Uygun K, Huang Y, Lou HH. Process. Saf. Environ. Prot. 2006; 84(2): 92-100.

Copyright

(Copyright © 2006, Institution of Chemical Engineers and European Federation of Chemical Engineering, Publisher Hemisphere Publishing)

DOI

10.1205/psep.04075

PMID

unavailable

Abstract

Process security is a newly pronounced issue facing the chemical process industry in the post 11 September era. Traditional safety is no longer sufficient for a chemical plant; it must also be secure. However, systematic and effective quantitative methodologies for process security analysis are necessary. To address this issue, the γ-analysis method was introduced very recently by Uygun et al. (2003) as a process security analysis framework. By that method, a process security problem need be formulated as a minimum-time (to reach disaster) control problem. The method combines Pontryagin's minimum principle (with some modifications) with a discretization scheme to transform the security problem from a single dynamic-optimization problem to multiple static optimization problems, hence solving the process security problem without extensive system simulations.

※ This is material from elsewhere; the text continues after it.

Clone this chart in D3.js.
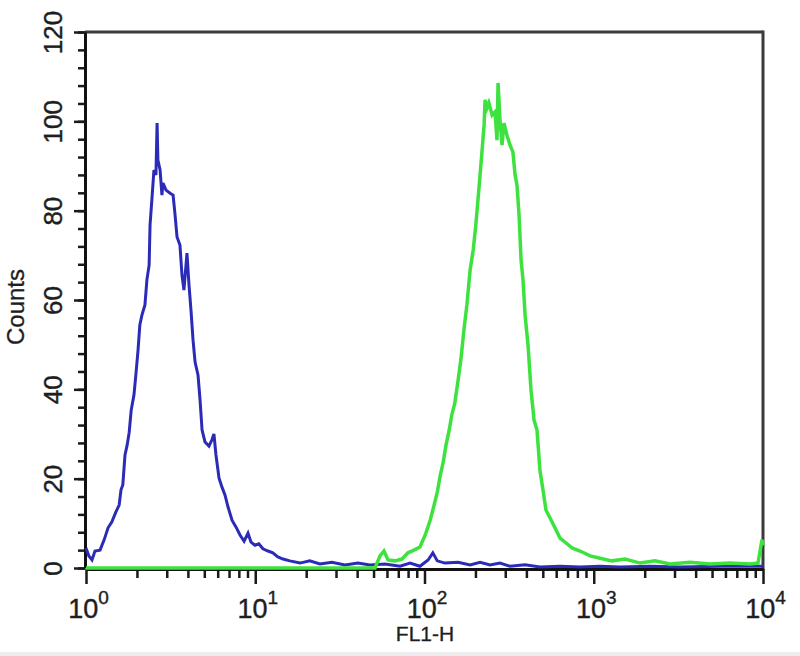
<!DOCTYPE html>
<html>
<head>
<meta charset="utf-8">
<script src="https://cdn.jsdelivr.net/npm/d3@7"></script>
<style>
  html, body { margin: 0; padding: 0; background: #ffffff; }
  svg { display: block; }
  text { font-family: "Liberation Sans", Arial, sans-serif; fill: #1e1e1e; }
</style>
</head>
<body>
<svg id="chart" width="800" height="656"></svg>
<script>
// ---- data ----
const xDomain = [1, 10000];
const yDomain = [0, 120];
const yMajorTicks = [0, 20, 40, 60, 80, 100, 120];
const yMinorTicks = d3.range(0, 121, 4);
const xMajorTicks = [1, 10, 100, 1000, 10000];
const xExponents = ["0", "1", "2", "3", "4"];
const xTitle = "FL1-H";
const yTitle = "Counts";

const blueFL1 = [1.00, 1.04, 1.085, 1.13, 1.21, 1.28, 1.35, 1.42, 1.50, 1.57, 1.61, 1.65, 1.70, 1.75, 1.80, 1.85, 1.92, 1.97, 2.03, 2.08, 2.14, 2.23, 2.29, 2.36, 2.39, 2.45, 2.52, 2.59, 2.63, 2.66, 2.74, 2.81, 2.85, 2.97, 3.14, 3.27, 3.36, 3.45, 3.59, 3.69, 3.79, 3.95, 4.06, 4.17, 4.29, 4.41, 4.59, 4.72, 4.85, 5.05, 5.33, 5.55, 5.70, 5.86, 6.11, 6.36, 6.63, 6.90, 7.29, 7.69, 8.13, 8.59, 9.06, 9.44, 9.97, 10.5, 11.1, 11.9, 12.7, 13.6, 14.6, 16.0, 18.4, 21.0, 24.1, 28.4, 33.9, 40.4, 47.6, 58.4, 71.7, 82.1, 94.0, 105, 112, 119, 132, 158, 186, 213, 244, 279, 320, 393, 481, 632, 830, 1090, 1430, 2150, 3230, 5570, 10000];
const blueCounts = [4.5, 2.7, 1.8, 3.8, 4.0, 6.3, 9.0, 10.3, 12.5, 14.1, 17.5, 18.6, 25.3, 27.5, 30.4, 35.4, 38.7, 43.2, 48.8, 54.4, 56.6, 58.9, 64.5, 67.8, 76.8, 82.4, 89.1, 88.0, 99.6, 91.3, 89.1, 83.5, 86.2, 84.6, 83.9, 83.5, 79.0, 74.1, 72.3, 65.6, 62.2, 70.5, 63.4, 57.8, 51.0, 46.1, 43.2, 37.6, 30.9, 28.2, 27.3, 28.7, 30.0, 25.3, 20.1, 18.1, 16.3, 13.7, 10.7, 9.2, 7.4, 6.0, 7.8, 5.8, 5.1, 5.4, 4.3, 3.8, 3.4, 2.5, 2.0, 1.6, 1.1, 1.6, 0.9, 1.3, 0.7, 1.1, 0.7, 0.9, 0.4, 1.1, 0.4, 1.8, 3.4, 1.6, 1.1, 1.3, 0.7, 1.3, 0.7, 1.1, 0.4, 0.7, 0.2, 0.4, 0.2, 0.4, 0.2, 0.4, 0.2, 0.4, 0.4];

const greenFL1 = [1.00, 51, 54.6, 57.6, 60.9, 66.9, 73.6, 79.9, 86.6, 94.0, 101, 108, 114, 119, 124, 129, 134, 140, 145, 151, 158, 164, 171, 178, 186, 194, 201, 207, 213, 219, 225, 228, 234, 240, 251, 261, 268, 272, 279, 287, 295, 307, 320, 333, 343, 352, 362, 372, 382, 393, 409, 426, 444, 462, 481, 501, 522, 552, 590, 632, 686, 744, 830, 951, 1090, 1280, 1530, 1880, 2300, 2820, 3710, 4860, 6380, 8380, 9340, 9860, 10000];
const greenCounts = [0, 0, 2.7, 3.8, 1.8, 1.6, 2.0, 3.4, 4.0, 4.7, 7.4, 10.7, 14.1, 17.0, 20.8, 23.7, 27.5, 30.9, 34.3, 36.9, 42.1, 46.6, 53.3, 58.9, 66.7, 71.2, 76.8, 82.4, 88.0, 93.6, 99.2, 104.8, 103.0, 104.1, 101.4, 102.1, 95.8, 108.6, 100.7, 94.7, 99.6, 96.9, 94.7, 93.1, 88.0, 85.7, 79.0, 69.0, 64.5, 56.6, 49.9, 39.8, 33.1, 30.9, 21.9, 17.5, 13.0, 11.2, 9.0, 6.7, 5.6, 4.5, 3.8, 2.7, 2.2, 1.6, 2.0, 1.1, 1.6, 0.9, 1.3, 0.9, 1.1, 0.9, 1.1, 6.3, 5.1];

// ---- layout ----
const svg = d3.select("#chart");
const plotLeft = 86, plotRight = 763, plotTop = 32, plotBottom = 568;

const x = d3.scaleLog().domain(xDomain).range([plotLeft, plotRight]);
const y = d3.scaleLinear().domain(yDomain).range([plotBottom, plotTop]);

const blueData = blueFL1.map((v, i) => [v, blueCounts[i]]);
const greenData = greenFL1.map((v, i) => [v, greenCounts[i]]);

const line = d3.line().x(d => x(d[0])).y(d => y(d[1])).curve(d3.curveLinear);

// faint bottom border of the picture
svg.append("rect").attr("x", 0).attr("y", 652).attr("width", 800).attr("height", 4).attr("fill", "#ececec");

// frame top / right
svg.append("line").attr("x1", plotLeft - 1).attr("x2", plotRight).attr("y1", plotTop).attr("y2", plotTop)
  .attr("stroke", "#3a3a3a").attr("stroke-width", 3);
svg.append("line").attr("x1", plotRight).attr("x2", plotRight).attr("y1", plotTop - 1.5).attr("y2", plotBottom + 2)
  .attr("stroke", "#3a3a3a").attr("stroke-width", 3);

// y axis minor ticks
const yMinor = svg.append("g").attr("transform", `translate(${plotLeft - 1},0)`)
  .call(d3.axisLeft(y).tickValues(yMinorTicks).tickSize(7).tickFormat(""));
yMinor.select(".domain").remove();
yMinor.selectAll(".tick line").attr("stroke", "#1a1a1a").attr("stroke-width", 2.5);

// y axis major ticks + labels
const yAxis = svg.append("g").attr("transform", `translate(${plotLeft - 1},0)`)
  .call(d3.axisLeft(y).tickValues(yMajorTicks).tickSize(11).tickSizeOuter(0).tickPadding(0));
yAxis.select(".domain").attr("stroke", "#111").attr("stroke-width", 3);
yAxis.selectAll(".tick line").attr("stroke", "#1a1a1a").attr("stroke-width", 2.5);
yAxis.selectAll(".tick text")
  .attr("x", 0).attr("dy", null).attr("y", 0)
  .attr("transform", "translate(-23,0) rotate(-90)")
  .attr("text-anchor", "middle")
  .style("font-size", "26px")
  .style("font-family", "'Liberation Sans', Arial, sans-serif")
  .attr("fill", "#1e1e1e")
  .attr("stroke", "#1e1e1e").attr("stroke-width", 0.4);

// x axis minor ticks
const minorX = [];
for (let e = 0; e < 4; e++) for (let m = 2; m <= 9; m++) minorX.push(m * Math.pow(10, e));
const xMinor = svg.append("g").attr("transform", `translate(0,${plotBottom + 1})`)
  .call(d3.axisBottom(x).tickValues(minorX).tickSize(9).tickFormat(""));
xMinor.select(".domain").remove();
xMinor.selectAll(".tick line").attr("stroke", "#1a1a1a").attr("stroke-width", 2.5);

// x axis major ticks + labels
const xAxis = svg.append("g").attr("transform", `translate(0,${plotBottom + 1})`)
  .call(d3.axisBottom(x).tickValues(xMajorTicks).tickSize(15).tickSizeOuter(0).tickFormat(""));
xAxis.select(".domain").attr("stroke", "#111").attr("stroke-width", 3);
xAxis.selectAll(".tick line").attr("stroke", "#1a1a1a").attr("stroke-width", 2.5);
xAxis.selectAll(".tick").each(function (d, i) {
  const t = d3.select(this).append("text")
    .attr("x", 2).attr("y", 49)
    .attr("text-anchor", "middle")
    .style("font-size", "27px")
    .attr("fill", "#1e1e1e")
    .attr("stroke", "#1e1e1e").attr("stroke-width", 0.4);
  t.append("tspan").text("10");
  t.append("tspan").attr("dy", -14).style("font-size", "19px").text(xExponents[i]);
});

// curves (drawn over the axis line, as in the reference)
svg.append("path").datum(blueData).attr("d", line)
  .attr("fill", "none").attr("stroke", "#2b2bb8").attr("stroke-width", 3).attr("stroke-linejoin", "miter");
svg.append("path").datum(greenData).attr("d", line)
  .attr("fill", "none").attr("stroke", "#3ee23e").attr("stroke-width", 3.5).attr("stroke-linejoin", "miter");

// axis titles
svg.append("text").attr("x", 425).attr("y", 641).attr("text-anchor", "middle")
  .style("font-size", "21px").attr("stroke", "#1e1e1e").attr("stroke-width", 0.3).text(xTitle);
svg.append("text").attr("transform", "translate(24,307) rotate(-90)").attr("text-anchor", "middle")
  .style("font-size", "24px").attr("stroke", "#1e1e1e").attr("stroke-width", 0.3).text(yTitle);
</script>
</body>
</html>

In this work, an improved γ-analysis method is introduced, which is featured by its first-order approximation to the time derivative function of a system model, as compared to the zero-order approximation during model discretization in the original implementation. This improvement can significantly reduce the number of optimization problems needed, thereby reducing computational requirements in on-line application. A reaction runaway example is studied to demonstrate the efficacy of the improved method, demonstrating that a 10-fold reduction in computational load can be achieved.